(Photo LOF - Soupe d'ail crépuscule du 8 novembre 2004)
Cette soupe est un monument. Noël 2001, quittant Paris pour venir jardiner au sud du Portugal nous passons la nuit du 25 décembre au Parador de Trujillo en Estramadura espagnole (couvent du XVIeme) peu avant Merida. Dans le cloître il y avait des oranges, dans l’assiette une soupe crème d’ail. Merveille. Offrande au solstice.
Voici une recette synthétique des soupes italiennes, espagnoles et catalane, d’une grande pureté de goût. La recette est présentée dans son état actuel suite d’apurements successifs. Le dosage dépend de la maturité de l’ail, de la puissance du laurier (ici du laurier frais du jardin cueillette du matin), de l’huile choisie qui doit être fine et pas trop tannique. Elle demande délicatesse et justesse de proportion pour que les 3 parfums (ail, laurier, huile d’olive) soient un a capela de Mozart.
Il existe une version où le laurier est remplacée par du thym frais, une par de la moutarde, une autre par de la sauge (aïgo boulido), en Alentejo c’est par du persil et du vinaigre. A LOF le laurier apollinien donne à la soupe d’ail l’ampleur qu’elle mérite. Loin de nous, il existe des adaptations aux corps gras locaux l’huile d’olive est remplacée par : la crème, la graisse d’oie (le tourin blanchi), par l’os à moelle en Wallonie... Evitez blanc d’œuf, vermicelle et autres surcharges polluantes.
(Photo LOF - Laurier, Laurus nobilis)
Dans 1 litre d’eau (pour 2 car chacun prend deux assiettes – attention cette soupe ne se réchauffe pas), cuire 15 minutes à couvert et à feu très doux : 1,33 cube (un cube et un tiers de cube) de bouillon de poule standard, 4 belles dents d’ail (3 énormes ou 5 ridicules), 3 feuilles de laurier (2 si elles sont grandes) et la mie de deux fortes tartines de pain rassis (c’est du gros pain, l’équivalent d’un bol de mie de pain).
Couper le feu, retirer le laurier, prélever ½ louche de bouillon dans un bol, et mixer la cuisson.

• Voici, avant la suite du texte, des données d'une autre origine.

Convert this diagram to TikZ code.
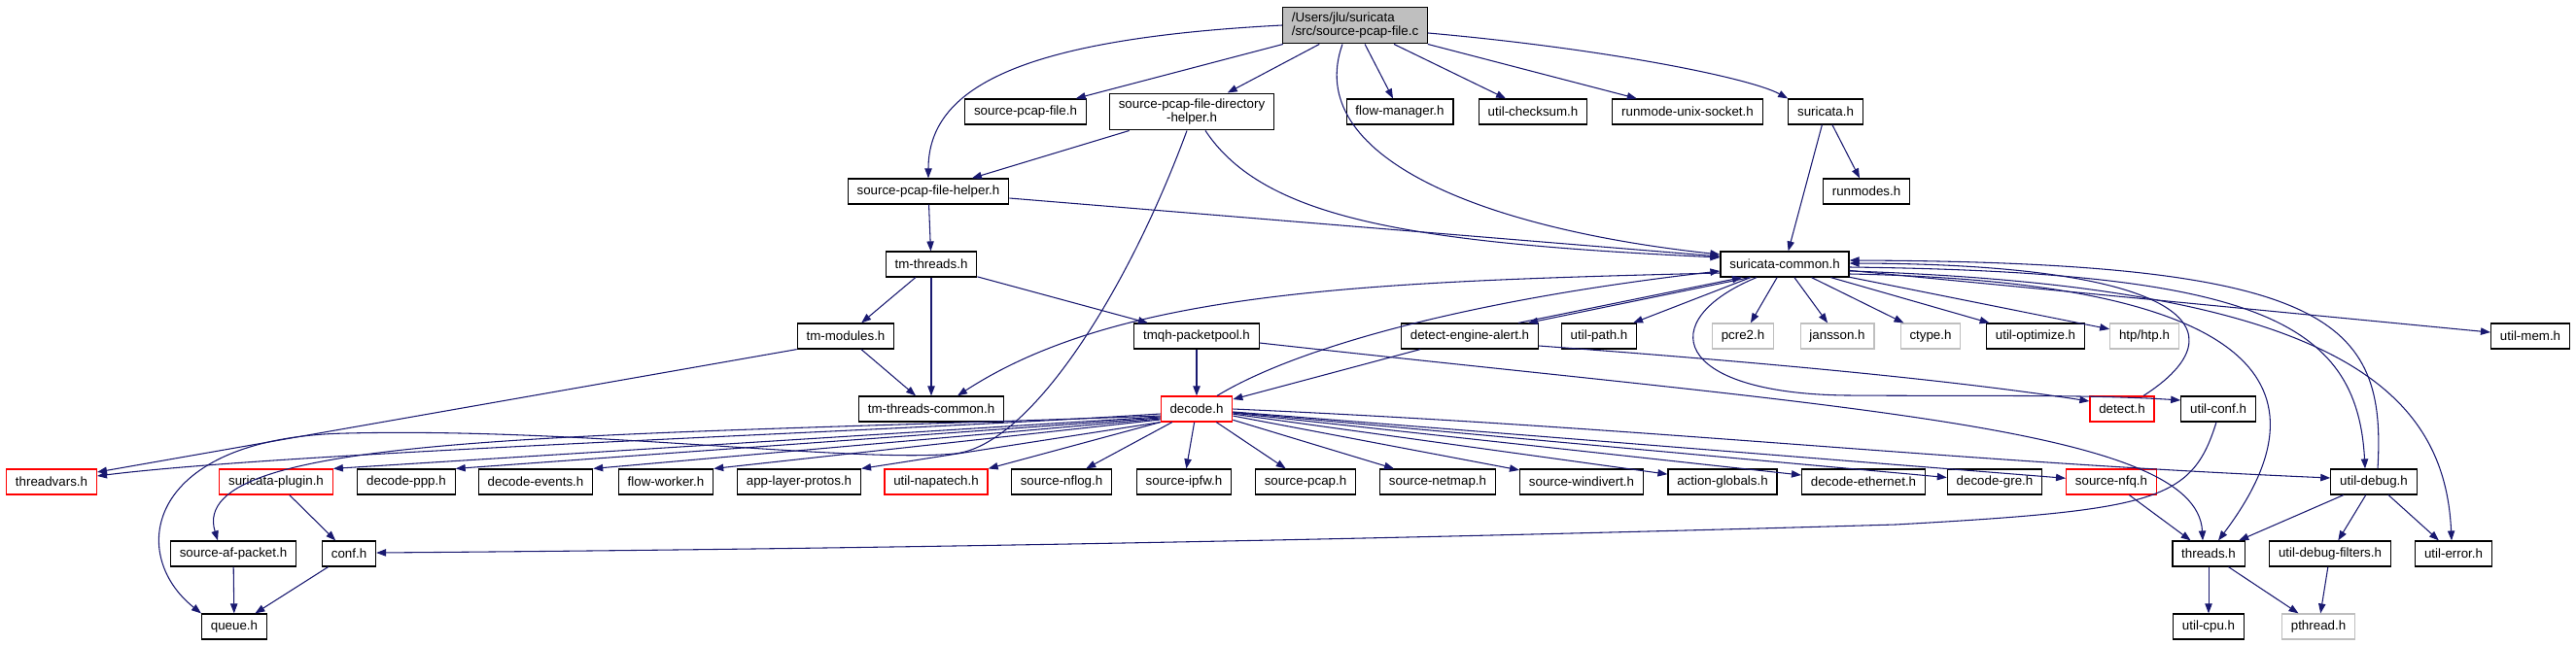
\documentclass[tikz,border=0pt]{standalone}
\usepackage{fontspec}
\setmainfont{Liberation Sans}
\usetikzlibrary{arrows.meta}

\definecolor{depblue}{HTML}{191970}
\definecolor{sysgray}{HTML}{BFBFBF}

\begin{document}
\begin{tikzpicture}[x=0.75pt, y=-0.75pt,
    hdr/.style={draw=black, line width=0.9pt, minimum height=19.5pt, inner xsep=7pt, inner ysep=0pt, font=\fontsize{10}{11}\selectfont},
    hdrred/.style={hdr, draw=red},
    hdrsys/.style={hdr, draw=sysgray},
    dep/.style={draw=depblue, line width=0.8pt, -{Triangle[length=7.5pt, width=5.5pt]}}]
  \useasboundingbox (0,0) rectangle (2650,664);

  % the file itself
  \node[hdr, fill=sysgray, align=left, inner ysep=4pt] (r) at (1394,26) {/Users/jlu/suricata\\/src/source-pcap-file.c};

  % first row
  \node[hdr] (spf) at (1055,115) {source-pcap-file.h};
  \node[hdr, align=center, inner ysep=4pt] (dirh) at (1226,115) {source-pcap-file-directory\\-helper.h};
  \node[hdr] (fm) at (1440,115) {flow-manager.h};
  \node[hdr] (cks) at (1577,115) {util-checksum.h};
  \node[hdr] (rus) at (1736,115) {runmode-unix-socket.h};
  \node[hdr] (sur) at (1878,115) {suricata.h};

  % second row
  \node[hdr] (sfh) at (955,197) {source-pcap-file-helper.h};
  \node[hdr] (rmd) at (1920,197) {runmodes.h};

  % third row
  \node[hdr] (tmt) at (958,272) {tm-threads.h};
  \node[hdr] (sc) at (1836,272) {suricata-common.h};

  % fourth row
  \node[hdr] (tmm) at (870,346) {tm-modules.h};
  \node[hdr] (tmqh) at (1231,346) {tmqh-packetpool.h};
  \node[hdr] (dea) at (1512,346) {detect-engine-alert.h};
  \node[hdr] (upath) at (1645,346) {util-path.h};
  \node[hdrsys] (pcre) at (1793,346) {pcre2.h};
  \node[hdrsys] (jan) at (1890,346) {jansson.h};
  \node[hdrsys] (ctyp) at (1986,346) {ctype.h};
  \node[hdr] (uopt) at (2094,346) {util-optimize.h};
  \node[hdrsys] (htp) at (2206,346) {htp/htp.h};
  \node[hdr] (umem) at (2603,346) {util-mem.h};

  % fifth row
  \node[hdr] (ttc) at (958,421) {tm-threads-common.h};
  \node[hdrred] (dec) at (1231,421) {decode.h};
  \node[hdrred] (det) at (2183,421) {detect.h};
  \node[hdr] (uconf) at (2282,421) {util-conf.h};

  % sixth row
  \node[hdrred] (tv) at (53,496) {threadvars.h};
  \node[hdrred] (splug) at (284,496) {suricata-plugin.h};
  \node[hdr] (dppp) at (418,496) {decode-ppp.h};
  \node[hdr] (devt) at (551,496) {decode-events.h};
  \node[hdr] (fw) at (685,496) {flow-worker.h};
  \node[hdr] (alp) at (822,496) {app-layer-protos.h};
  \node[hdrred] (unap) at (963,496) {util-napatech.h};
  \node[hdr] (nflog) at (1092,496) {source-nflog.h};
  \node[hdr] (ipfw) at (1218,496) {source-ipfw.h};
  \node[hdr] (spcap) at (1343,496) {source-pcap.h};
  \node[hdr] (nmap) at (1479,496) {source-netmap.h};
  \node[hdr] (wdiv) at (1627,496) {source-windivert.h};
  \node[hdr] (actg) at (1772,496) {action-globals.h};
  \node[hdr] (deth) at (1917,496) {decode-ethernet.h};
  \node[hdr] (dgre) at (2052,496) {decode-gre.h};
  \node[hdrred] (nfq) at (2172,496) {source-nfq.h};
  \node[hdr] (udbg) at (2442,496) {util-debug.h};

  % seventh row
  \node[hdr] (afp) at (240,570) {source-af-packet.h};
  \node[hdr] (conf) at (359,570) {conf.h};
  \node[hdr] (thr) at (2272,570) {threads.h};
  \node[hdr] (udf) at (2397,570) {util-debug-filters.h};
  \node[hdr] (uerr) at (2524,570) {util-error.h};

  % last row
  \node[hdr] (q) at (241,645) {queue.h};
  \node[hdr] (ucpu) at (2272,645) {util-cpu.h};
  \node[hdrsys] (pth) at (2385,645) {pthread.h};

  % includes of the file itself
  \draw[dep] (r.west) .. controls (1050,40) and (955,90) .. (sfh.north);
  \draw[dep] (r) -- (spf);
  \draw[dep] (r) -- (dirh);
  \draw[dep] (r.south -| 1381,0) .. controls (1340,160) and (1520,235) .. (sc.west |- 0,262);
  \draw[dep] (r) -- (fm);
  \draw[dep] (r) -- (cks);
  \draw[dep] (r) -- (rus);
  \draw[dep] (r.east |- 0,34) .. controls (1650,50) and (1800,80) .. (sur.north west);

  % directory helper
  \draw[dep] (dirh) -- (sfh);
  \draw[dep] (dirh.south -| 1240,0) .. controls (1300,225) and (1450,250) .. (sc.west |- 0,265);
  \draw[dep] (dirh.south -| 1221,0) .. controls (1160,300) and (1060,459) .. (982,467)
    .. controls (880,477) and (600,440) .. (357,446) .. controls (150,450) and (130,570) .. (q.north west);

  % threads part
  \draw[dep] (sfh) -- (tmt);
  \draw[dep] (sfh.east |- 0,204) -- (sc.west |- 0,264);
  \draw[dep] (tmt) -- (tmm);
  \draw[dep] (tmt) -- (ttc);
  \draw[dep] (tmt) -- (tmqh);
  \draw[dep] (tmm) -- (ttc);
  \draw[dep] (tmm.south west) -- (tv.east |- 0,486);
  \draw[dep] (tmqh) -- (dec);
  \draw[dep] (tmqh.east |- 0,353) .. controls (1900,420) and (2260,440) .. (thr.north -| 2266,0);
  \draw[dep] (dea) -- (dec);
  \draw[dep] (dea.east |- 0,356) .. controls (1800,372) and (2000,390) .. (det.west |- 0,413);
  \draw[dep] (dea.north -| 1562,0) -- (sc.south -| 1792,0);
  \draw[dep] (sc.south -| 1800,0) -- (dea.north -| 1572,0);

  % decode.h
  \draw[dep] (dec.west |- 0,426) .. controls (900,445) and (300,465) .. (tv.east |- 0,490);
  \draw[dep] (dec.west |- 0,428) .. controls (600,450) and (190,445) .. (afp.north -| 224,0);
  \draw[dep] (dec.west |- 0,429) -- (splug.north east);
  \draw[dep] (dec.west |- 0,430) -- (dppp.north east);
  \draw[dep] (dec.west |- 0,431) -- (devt.north east);
  \draw[dep] (dec.west |- 0,432) -- (fw.north east);
  \draw[dep] (dec.south west) -- (alp.north east);
  \draw[dep] (dec.south west) -- (unap.north east);
  \draw[dep] (dec) -- (nflog);
  \draw[dep] (dec) -- (ipfw);
  \draw[dep] (dec) -- (spcap);
  \draw[dep] (dec) -- (nmap);
  \draw[dep] (dec) -- (wdiv);
  \draw[dep] (dec) -- (actg);
  \draw[dep] (dec) -- (deth);
  \draw[dep] (dec) -- (dgre);
  \draw[dep] (dec) -- (nfq);
  \draw[dep] (dec.east) .. controls (1700,440) and (2000,475) .. (udbg.west |- 0,492);
  \draw[dep] (dec.north -| 1252,0) .. controls (1330,360) and (1500,310) .. (sc.west |- 0,279);

  % suricata-common.h
  \draw[dep] (sc.west |- 0,281) .. controls (1400,290) and (1150,300) .. (ttc.north -| 985,0);
  \draw[dep] (sc) -- (upath);
  \draw[dep] (sc) -- (pcre);
  \draw[dep] (sc) -- (jan);
  \draw[dep] (sc) -- (ctyp);
  \draw[dep] (sc) -- (uopt);
  \draw[dep] (sc) -- (htp);
  \draw[dep] (sc) -- (umem);
  \draw[dep] (sc.south -| 1807,0) .. controls (1700,330) and (1720,405) .. (1900,407)
    .. controls (2050,408) and (2150,406) .. (uconf.west |- 0,412);
  \draw[dep] (sc.east |- 0,275) .. controls (2320,280) and (2425,330) .. (udbg.north -| 2433,0);
  \draw[dep] (sc.east |- 0,279) .. controls (2400,295) and (2515,400) .. (uerr.north -| 2522,0);
  \draw[dep] (sc.east |- 0,282) .. controls (2330,290) and (2400,400) .. (thr.north -| 2282,0);
  \draw[dep] (det.north -| 2205,0) .. controls (2310,340) and (2250,272) .. (sc.east |- 0,271);
  \draw[dep] (udbg.north -| 2446,0) .. controls (2455,330) and (2400,270) .. (sc.east |- 0,268);

  % lower part
  \draw[dep] (uconf.south -| 2280,0) .. controls (2255,515) and (2220,525) .. (1950,540)
    .. controls (1400,556) and (900,565) .. (conf.east |- 0,569);
  \draw[dep] (splug) -- (conf);
  \draw[dep] (afp) -- (q);
  \draw[dep] (conf) -- (q);
  \draw[dep] (nfq) -- (thr);
  \draw[dep] (udbg) -- (thr);
  \draw[dep] (udbg) -- (udf);
  \draw[dep] (udbg) -- (uerr);
  \draw[dep] (thr) -- (ucpu);
  \draw[dep] (thr) -- (pth);
  \draw[dep] (udf) -- (pth);
  \draw[dep] (sur) -- (rmd);
  \draw[dep] (sur) -- (sc);
\end{tikzpicture}
\end{document}
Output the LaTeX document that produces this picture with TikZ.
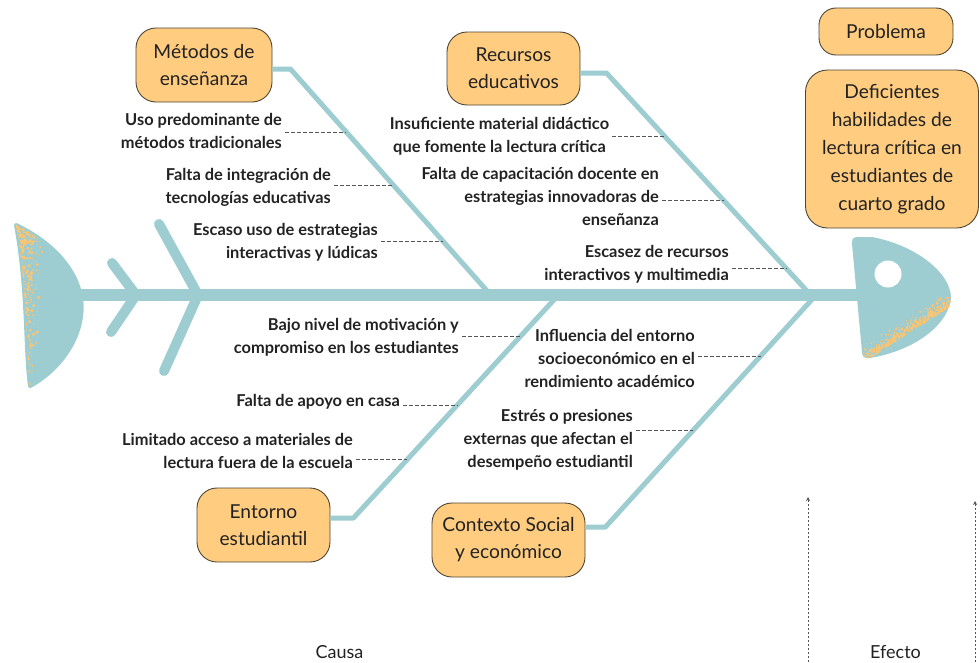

Dans le bol ajouter 5 ou 6 cuillerées à soupe d’huile d’olive de toute première qualité et 2 jaunes d’œufs. Emulsionner cette liaison au fouet ou à la fourchette.
La verser dans la soupe en mixant à nouveau. Observer cette mousse fragile.
Servir sans attendre dans un assiette creuse un rien démodée.
A ce moment où on pourrait croire que la transcendance existe. Evoquez en vous même la longue suite d’humains laborieux, curieux et gourmands, rieurs à l’haleine présente, qui, avec le soleil méditerranéen, ont façonné ces goûts et leur alliance depuis 5 millénaires. La permanence du sud dans votre cuillère.